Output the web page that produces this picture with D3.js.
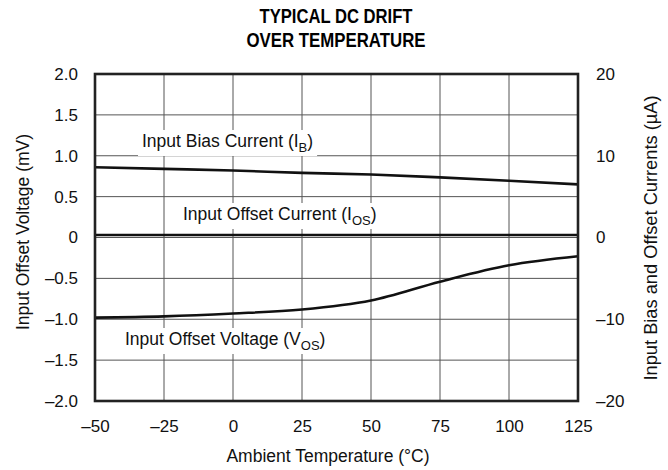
<!DOCTYPE html>
<html>
<head>
  <meta charset="UTF-8">
  <style>
    body { margin: 0; background: #fff; }
    svg { font-family: "Liberation Sans", Arial, sans-serif; }
  </style>
</head>
<body>
<svg></svg>
<script src="https://d3js.org/d3.v7.min.js"></script>
<script>

let width = 668, height = 470;

// temperature (°C)
let temps = [-50, -25, 0, 25, 50, 75, 100, 125];
// input bias current IB (µA, right axis)
let biasCurrent = [8.6, 8.4, 8.2, 7.9, 7.7, 7.35, 6.95, 6.5];
// input offset current IOS (µA, right axis)
let offsetCurrent = [0.3, 0.3, 0.3, 0.3, 0.3, 0.3, 0.3, 0.3];
// input offset voltage VOS (mV, left axis)
let offsetVoltage = [-0.98, -0.965, -0.93, -0.88, -0.77, -0.54, -0.34, -0.23];

let xTicks = [-50, -25, 0, 25, 50, 75, 100, 125];
let yLeftTicks = [2.0, 1.5, 1.0, 0.5, 0, -0.5, -1.0, -1.5, -2.0];
let yRightTicks = [20, 10, 0, -10, -20];

let svg = d3.select("svg")
    .attr("width", width)
    .attr("height", height);

let pLeft = 95, pRight = 578, pTop = 74, pBottom = 401;

let x = d3.scaleLinear().domain([-50, 125]).range([pLeft, pRight]);
let yL = d3.scaleLinear().domain([-2, 2]).range([pBottom, pTop]);
let yR = d3.scaleLinear().domain([-20, 20]).range([pBottom, pTop]);

let dash = v => (v < 0 ? "\u2013" : "");

// title
svg.append("text")
    .attr("x", 336).attr("y", 23)
    .attr("text-anchor", "middle")
    .attr("font-size", 20).attr("font-weight", "bold")
    .attr("textLength", 153).attr("lengthAdjust", "spacingAndGlyphs")
    .text("TYPICAL DC DRIFT");
svg.append("text")
    .attr("x", 336).attr("y", 47)
    .attr("text-anchor", "middle")
    .attr("font-size", 20).attr("font-weight", "bold")
    .attr("textLength", 179).attr("lengthAdjust", "spacingAndGlyphs")
    .text("OVER TEMPERATURE");

// grid
let grid = svg.append("g").attr("stroke", "#555").attr("stroke-width", 1);
grid.selectAll("line.v")
    .data(xTicks.slice(1, -1))
    .enter().append("line")
    .attr("x1", d => x(d)).attr("x2", d => x(d))
    .attr("y1", pTop).attr("y2", pBottom);
grid.selectAll("line.h")
    .data(yLeftTicks.slice(1, -1))
    .enter().append("line")
    .attr("x1", pLeft).attr("x2", pRight)
    .attr("y1", d => yL(d)).attr("y2", d => yL(d));

// axes (labels only)
let xAxis = svg.append("g")
    .attr("transform", "translate(0," + pBottom + ")")
    .call(d3.axisBottom(x).tickValues(xTicks).tickSize(0).tickPadding(19).tickFormat(d => dash(d) + Math.abs(d)));
let yAxisL = svg.append("g")
    .attr("transform", "translate(" + pLeft + ",0)")
    .call(d3.axisLeft(yL).tickValues(yLeftTicks).tickSize(0).tickPadding(17).tickFormat(d => d == 0 ? "0" : dash(d) + Math.abs(d).toFixed(1)));
let yAxisR = svg.append("g")
    .attr("transform", "translate(" + pRight + ",0)")
    .call(d3.axisRight(yR).tickValues(yRightTicks).tickSize(0).tickPadding(18).tickFormat(d => dash(d) + Math.abs(d)));
[xAxis, yAxisL, yAxisR].forEach(a => {
    a.select(".domain").remove();
    a.selectAll("text").attr("font-size", 17).attr("fill", "#111")
        .attr("font-family", "\"Liberation Sans\", Arial, sans-serif");
});

// axis titles
svg.append("text")
    .attr("x", 328).attr("y", 462)
    .attr("text-anchor", "middle").attr("font-size", 17.5).attr("fill", "#111")
    .text("Ambient Temperature (\u00B0C)");
svg.append("text")
    .attr("transform", "translate(29,232) rotate(-90)")
    .attr("text-anchor", "middle").attr("font-size", 17.5).attr("fill", "#111")
    .text("Input Offset Voltage (mV)");
svg.append("text")
    .attr("transform", "translate(657,238) rotate(-90)")
    .attr("text-anchor", "middle").attr("font-size", 17.5).attr("fill", "#111")
    .attr("textLength", 285).attr("lengthAdjust", "spacingAndGlyphs")
    .text("Input Bias and Offset Currents (\u00B5A)");

// curves
let lineR = d3.line().x((d, i) => x(temps[i])).y(d => yR(d)).curve(d3.curveMonotoneX);
let lineL = d3.line().x((d, i) => x(temps[i])).y(d => yL(d)).curve(d3.curveMonotoneX);

let curves = svg.append("g").attr("fill", "none").attr("stroke", "#111").attr("stroke-width", 2.6);
curves.append("path").attr("d", lineR(biasCurrent));
curves.append("path").attr("d", lineR(offsetCurrent));
curves.append("path").attr("d", lineL(offsetVoltage));

// frame
svg.append("rect")
    .attr("x", pLeft).attr("y", pTop)
    .attr("width", pRight - pLeft).attr("height", pBottom - pTop)
    .attr("fill", "none").attr("stroke", "#222").attr("stroke-width", 2.6);

// curve labels with white backing
function label(px, py, main, sub) {
    let g = svg.append("g");
    let bg = g.append("rect").attr("fill", "#fff");
    let t = g.append("text").attr("x", px).attr("y", py)
        .attr("font-size", 17.5).attr("fill", "#111");
    t.append("tspan").text(main + " (" + sub[0]);
    t.append("tspan").attr("dy", 5).attr("font-size", 13).text(sub[1]);
    t.append("tspan").attr("dy", -5).text(")");
    let b = t.node().getBBox();
    bg.attr("x", b.x - 4).attr("y", b.y - 1).attr("width", b.width + 8).attr("height", b.height + 2);
}
label(142, 147, "Input Bias Current", ["I", "B"]);
label(183, 220, "Input Offset Current", ["I", "OS"]);
label(125, 345, "Input Offset Voltage", ["V", "OS"]);

</script>
</body>
</html>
^^^^
[Direction] Your task is to collect every line above that contains the word "with".

[Complete output]
Output the web page that produces this picture with D3.js.
// curve labels with white backing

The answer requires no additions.